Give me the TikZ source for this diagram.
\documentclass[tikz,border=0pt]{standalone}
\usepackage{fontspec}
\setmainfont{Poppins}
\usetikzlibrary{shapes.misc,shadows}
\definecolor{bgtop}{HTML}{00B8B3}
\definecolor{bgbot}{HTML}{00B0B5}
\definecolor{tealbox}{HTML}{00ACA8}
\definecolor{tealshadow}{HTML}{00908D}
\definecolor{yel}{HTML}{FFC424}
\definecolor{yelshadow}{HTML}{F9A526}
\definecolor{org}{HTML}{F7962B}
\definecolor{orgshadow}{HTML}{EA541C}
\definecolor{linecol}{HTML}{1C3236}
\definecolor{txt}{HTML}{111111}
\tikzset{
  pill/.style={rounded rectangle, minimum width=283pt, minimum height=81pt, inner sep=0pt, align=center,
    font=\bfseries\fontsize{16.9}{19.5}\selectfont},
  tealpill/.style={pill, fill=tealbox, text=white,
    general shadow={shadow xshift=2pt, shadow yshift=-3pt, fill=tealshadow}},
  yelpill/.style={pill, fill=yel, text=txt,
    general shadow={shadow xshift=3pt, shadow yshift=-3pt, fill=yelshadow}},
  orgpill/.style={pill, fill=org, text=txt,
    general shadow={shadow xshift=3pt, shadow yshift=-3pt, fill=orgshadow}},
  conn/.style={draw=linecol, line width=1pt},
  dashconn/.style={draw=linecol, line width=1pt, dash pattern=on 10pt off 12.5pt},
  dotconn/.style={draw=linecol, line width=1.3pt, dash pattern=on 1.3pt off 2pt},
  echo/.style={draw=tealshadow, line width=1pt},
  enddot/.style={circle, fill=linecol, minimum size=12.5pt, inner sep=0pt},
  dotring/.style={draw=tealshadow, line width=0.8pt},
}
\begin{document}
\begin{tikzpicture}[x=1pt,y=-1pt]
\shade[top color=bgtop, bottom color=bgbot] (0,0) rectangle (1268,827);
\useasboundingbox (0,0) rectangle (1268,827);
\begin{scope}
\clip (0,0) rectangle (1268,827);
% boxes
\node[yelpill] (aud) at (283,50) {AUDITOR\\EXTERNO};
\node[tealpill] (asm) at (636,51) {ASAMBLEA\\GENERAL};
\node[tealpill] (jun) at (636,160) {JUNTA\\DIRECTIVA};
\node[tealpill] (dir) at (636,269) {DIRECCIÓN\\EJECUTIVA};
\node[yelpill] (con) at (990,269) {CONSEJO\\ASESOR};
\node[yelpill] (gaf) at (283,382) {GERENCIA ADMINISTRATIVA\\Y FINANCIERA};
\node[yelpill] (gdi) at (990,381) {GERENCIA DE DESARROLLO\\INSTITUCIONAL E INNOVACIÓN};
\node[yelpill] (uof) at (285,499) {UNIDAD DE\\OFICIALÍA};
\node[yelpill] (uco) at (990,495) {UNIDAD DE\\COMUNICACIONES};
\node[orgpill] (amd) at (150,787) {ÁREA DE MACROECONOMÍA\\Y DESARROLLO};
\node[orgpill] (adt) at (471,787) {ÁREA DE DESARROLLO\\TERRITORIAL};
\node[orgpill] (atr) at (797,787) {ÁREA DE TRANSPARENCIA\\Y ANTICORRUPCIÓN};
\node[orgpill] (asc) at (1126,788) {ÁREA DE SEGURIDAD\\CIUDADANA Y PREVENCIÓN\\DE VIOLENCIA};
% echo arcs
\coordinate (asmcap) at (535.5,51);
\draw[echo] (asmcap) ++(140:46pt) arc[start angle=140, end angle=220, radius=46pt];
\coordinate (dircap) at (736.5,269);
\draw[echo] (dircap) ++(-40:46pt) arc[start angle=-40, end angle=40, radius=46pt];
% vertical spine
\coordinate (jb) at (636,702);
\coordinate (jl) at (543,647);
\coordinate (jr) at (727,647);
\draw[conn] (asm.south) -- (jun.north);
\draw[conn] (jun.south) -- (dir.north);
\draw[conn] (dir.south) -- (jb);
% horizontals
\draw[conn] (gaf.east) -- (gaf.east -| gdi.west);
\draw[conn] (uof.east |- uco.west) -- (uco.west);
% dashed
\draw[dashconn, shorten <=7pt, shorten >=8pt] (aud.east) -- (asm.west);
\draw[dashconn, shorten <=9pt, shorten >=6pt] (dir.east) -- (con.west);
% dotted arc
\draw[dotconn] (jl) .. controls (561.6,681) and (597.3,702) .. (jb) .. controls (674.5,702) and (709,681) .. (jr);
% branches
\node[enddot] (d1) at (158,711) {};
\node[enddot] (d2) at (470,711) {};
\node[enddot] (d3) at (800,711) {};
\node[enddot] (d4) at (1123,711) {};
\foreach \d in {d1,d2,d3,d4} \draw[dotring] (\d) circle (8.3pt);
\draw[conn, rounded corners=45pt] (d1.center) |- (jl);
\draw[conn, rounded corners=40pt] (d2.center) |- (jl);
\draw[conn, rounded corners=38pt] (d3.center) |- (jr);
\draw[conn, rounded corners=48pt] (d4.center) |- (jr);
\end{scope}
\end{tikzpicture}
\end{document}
• • • •
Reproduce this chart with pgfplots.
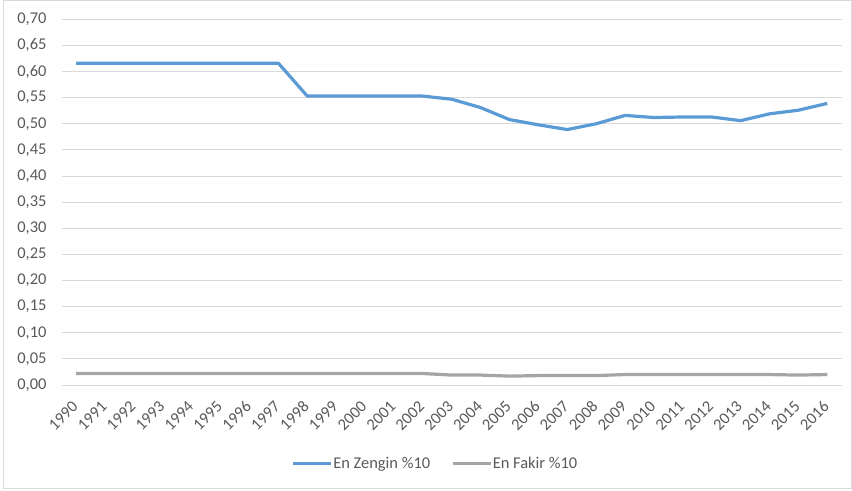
• • • •
Given task
From the entries above, collect every line with the string "this" in it.

Written solution
Give me the TikZ source for this diagram.
Reproduce this chart with pgfplots.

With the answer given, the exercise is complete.